§ **Aim**:
Below are some records. Pull every line that contains the word "this".

§ **Recorded information**:
::::

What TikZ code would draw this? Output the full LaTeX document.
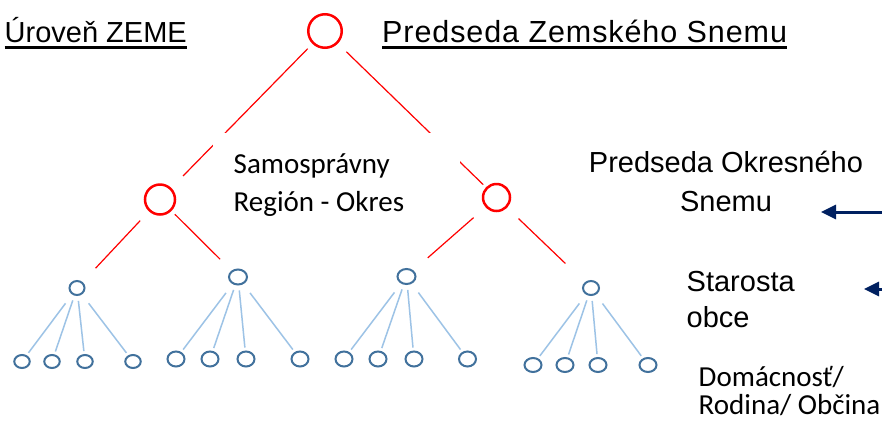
\documentclass[tikz,border=0pt]{standalone}
\usepackage{fontspec}
\setmainfont{Liberation Sans}
\newfontfamily\calfont{Carlito}
\usetikzlibrary{arrows.meta,shapes.geometric}
\definecolor{redc}{HTML}{FF0000}
\definecolor{bluec}{HTML}{41719C}
\definecolor{bluel}{HTML}{9DC3E6}
\definecolor{navyc}{HTML}{002060}
\begin{document}
\begin{tikzpicture}[x=1pt,y=-1pt,
  rednode/.style={circle,draw=redc,line width=2.5pt,inner sep=0pt,outer sep=0pt,minimum size=#1},
  bluenode/.style 2 args={ellipse,draw=bluec,line width=2pt,inner sep=0pt,outer sep=0pt,minimum width=#1,minimum height=#2},
  redline/.style={draw=redc,line width=1.2pt},
  blueline/.style={draw=bluel,line width=1.5pt,shorten >=4pt},
  arial/.style={inner sep=0pt,anchor=base west,font=\fontsize{29}{35}\selectfont},
  arialc/.style={inner sep=0pt,anchor=base,font=\fontsize{29}{35}\selectfont},
  calib/.style={inner sep=0pt,anchor=base west,font=\calfont\fontsize{29}{35}\selectfont},
  navyarrow/.style={draw=navyc,line width=3pt,-{Triangle[length=15pt,width=14pt]}},
  underl/.style={line width=3pt}
]
\useasboundingbox (0,0) rectangle (882,421);
\fill[white] (0,0) rectangle (882,421);

% red circles
\node[rednode=33.5] (top) at (325,31) {};
\node[rednode=30] (L) at (160,199.5) {};
\node[rednode=27] (R) at (496.5,197.5) {};

% blue parents
\node[bluenode={15}{14}] (g1p) at (77,288) {};
\node[bluenode={18}{15}] (g2p) at (238,277) {};
\node[bluenode={18}{15}] (g3p) at (406.5,276.5) {};
\node[bluenode={16}{14}] (g4p) at (591,288) {};

% leaves
\foreach \n/\x in {1/22,2/52,3/85,4/133}
  \node[bluenode={15.5}{13}] (g1l\n) at (\x,361.5) {};
\foreach \n/\x in {1/176,2/210,3/246,4/300}
  \node[bluenode={17}{15}] (g2l\n) at (\x,359) {};
\foreach \n/\x in {1/344,2/378,3/414,4/467.5}
  \node[bluenode={17}{15}] (g3l\n) at (\x,359) {};
\foreach \n/\x in {1/533,2/565,3/598,4/648}
  \node[bluenode={17}{14}] (g4l\n) at (\x,365) {};

% red connectors
\draw[redline,shorten <=8pt,shorten >=18pt] (top) -- (L);
\draw[redline,shorten <=13pt,shorten >=5pt] (top) -- (R);
\draw[redline,shorten <=14pt,shorten >=20pt] (L) -- (g1p);
\draw[redline,shorten <=6pt,shorten >=17pt] (L) -- (g2p);
\draw[redline,shorten <=17pt,shorten >=20pt] (R) -- (g3p);
\draw[redline,shorten <=17pt,shorten >=28pt] (R) -- (g4p);

% blue connectors
\foreach \g in {1,2,3,4}{
  \draw[blueline,shorten <=12pt] (g\g p) -- (g\g l1);
  \draw[blueline,shorten <=6pt] (g\g p) -- (g\g l2);
  \draw[blueline,shorten <=6pt] (g\g p) -- (g\g l3);
  \draw[blueline,shorten <=12pt] (g\g p) -- (g\g l4);
}

% white text box of the region label
\fill[white] (213,133) rectangle (460,226);

% texts
\node[arial] (zeme) at (4.5,42) {Úroveň ZEME};
\draw[underl] ([yshift=-5.5pt]zeme.base west) -- ([yshift=-5.5pt]zeme.base east);
\node[arial,font=\fontsize{30.5}{36}\selectfont] (zsnem) at (382,42) {\addfontfeature{LetterSpace=3}Predseda Zemského Snemu};
\draw[underl] ([yshift=-5.5pt]zsnem.base west) -- ([yshift=-5.5pt]zsnem.base east);

\node[calib] (samo1) at (233.5,173) {Samosprávny};
\node[calib] (samo2) at (233.5,211) {Región - Okres};

\node[arialc] (okr1) at (726,172) {Predseda Okresného};
\node[arialc] (okr2) at (726,211) {Snemu};

\node[arial] (star1) at (686.5,291) {Starosta};
\node[arial] (star2) at (686.5,327) {obce};

\node[calib] (dom1) at (698.5,386) {Domácnosť/};
\node[calib] (dom2) at (698.5,414) {Rodina/ Občina};

% arrows
\coordinate (a1s) at (882,212);
\coordinate (a1e) at (821,212);
\draw[navyarrow] (a1s) -- (a1e);
\coordinate (a2s) at (882,289);
\coordinate (a2e) at (864,289);
\draw[navyarrow] (a2s) -- (a2e);
\end{tikzpicture}
\end{document}
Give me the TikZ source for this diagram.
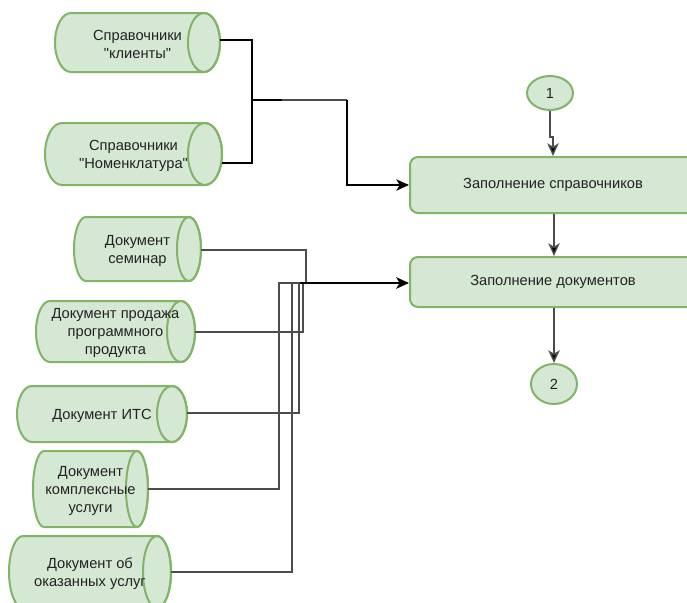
\documentclass[tikz,border=0pt]{standalone}
\usepackage{fontspec}
\setmainfont{Liberation Sans}[Ligatures=TeXOff]
\usetikzlibrary{shapes.geometric,arrows.meta}

\definecolor{leaf}{HTML}{D5E8D4}
\definecolor{leafedge}{HTML}{82B366}
\definecolor{ink}{HTML}{222222}

\tikzset{
  drumline/.style={fill=leaf, draw=leafedge, line width=1.5pt},
  drumtext/.style={align=center, text=ink, inner sep=0pt, font=\fontsize{11}{13.5}\selectfont},
  stepbox/.style={rectangle, rounded corners=6pt, fill=leaf, draw=leafedge, line width=1.5pt,
    minimum width=214.5pt, text=ink, font=\fontsize{11}{13.5}\selectfont},
  term/.style={ellipse, fill=leaf, draw=leafedge, line width=1.5pt, inner sep=0pt,
    text=ink, font=\fontsize{11}{13.5}\selectfont},
  wire/.style={draw=black!70, line width=1.1pt},
  thickwire/.style={draw=black, line width=1.8pt},
  tip/.style={-{Stealth[length=9.5pt,width=8.5pt,inset=2.5pt,fill=black]}},
  flow/.style={draw=black!70, line width=1.1pt, tip},
  inflow/.style={draw=black, line width=1pt, tip},
}

% Horizontal data drum: name, x1, y1, x2, y2, cap x-radius, text
\newcommand\drum[7]{%
  \pgfmathsetmacro\drumry{(#5-#3)/2}%
  \pgfmathsetmacro\drumym{(#3+#5)/2}%
  \pgfmathsetmacro\drumxm{(#2+#4)/2}%
  \pgfmathsetmacro\drumw{(#4-#2)*0.75}%
  \pgfmathsetmacro\drumh{(#5-#3)*0.75}%
  \filldraw[drumline] (#2+#6,-#3) -- (#4-#6,-#3)
    arc[start angle=90,end angle=-90,x radius=#6,y radius=\drumry]
    -- (#2+#6,-#5)
    arc[start angle=270,end angle=90,x radius=#6,y radius=\drumry] -- cycle;
  \draw[drumline, fill=none] (#4-#6,-\drumym) ellipse[x radius=#6, y radius=\drumry];
  \node[drumtext, minimum width=\drumw pt, minimum height=\drumh pt] (#1) at (\drumxm,-\drumym-1.5) {#7};
}

\begin{document}
\begin{tikzpicture}[x=0.75pt, y=0.75pt]
  \clip (0,0) rectangle (687,-603);
  \fill[white] (0,0) rectangle (687,-603);

  % reference books
  \drum{clients}{55}{13}{220}{72}{16}{Справочники\\"клиенты"}
  \drum{nomen}{45}{123}{222}{185}{17}{Справочники\\"Номенклатура"}

  % documents
  \drum{seminar}{74}{217}{201}{281}{12}{Документ\\семинар}
  \drum{sale}{36}{301}{195}{362}{14}{Документ продажа\\программного\\продукта}
  \drum{its}{17}{386}{187}{442}{15}{Документ ИТС}
  \drum{complex}{33}{451}{148}{527}{11}{Документ\\комплексные\\услуги}
  \drum{served}{9}{536}{171}{608}{14}{Документ об\\оказанных услуг}

  % process column
  \node[term, minimum width=34.5pt, minimum height=25.5pt] (start) at (550,-93) {1};
  \node[stepbox, minimum height=42pt] (fillref) at (553,-185) {Заполнение справочников};
  \node[stepbox, minimum height=37.5pt] (filldoc) at (553,-282) {Заполнение документов};
  \node[term, minimum width=34.5pt, minimum height=30pt] (finish) at (554,-384) {2};

  \draw[flow] (start.south) -- ++(0,-26) -| (fillref.north);
  \draw[flow] (fillref.south -| 554,0) -- (filldoc.north -| 554,0);
  \draw[flow] (filldoc.south -| 554,0) -- (finish.north);

  % reference books feed the first step
  \coordinate (refjoin) at (252,-100);
  \coordinate (refbend) at (347,-100);
  \draw[thickwire] (clients.east |- 0,-40) -| (refjoin) |- (nomen.east |- 0,-163);
  \draw[thickwire] (refjoin) -- (282,-100);
  \draw[wire] (282,-100) -- (refbend);
  \draw[inflow] (refbend) |- (fillref.west);

  % documents feed the second step
  \coordinate (docjoin) at (300,-283);
  \coordinate (r1) at (306,-283);
  \coordinate (r2) at (303,-283);
  \coordinate (r3) at (299,-283);
  \coordinate (r4) at (279,-283);
  \coordinate (r5) at (292,-283);
  \draw[wire] (seminar.east |- 0,-250) -| (r1);
  \draw[wire] (sale.east |- 0,-332) -| (r2) -- (docjoin);
  \draw[wire] (its.east |- 0,-413) -| (r3) -- (docjoin);
  \draw[wire] (complex.east |- 0,-489) -| (r4) -- (docjoin);
  \draw[wire] (served.east |- 0,-572) -| (r5) -- (docjoin);
  \draw[thickwire, tip] (docjoin) -- (docjoin -| filldoc.west);
\end{tikzpicture}
\end{document}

::::

§ **Written solution**:
What TikZ code would draw this? Output the full LaTeX document.
Give me the TikZ source for this diagram.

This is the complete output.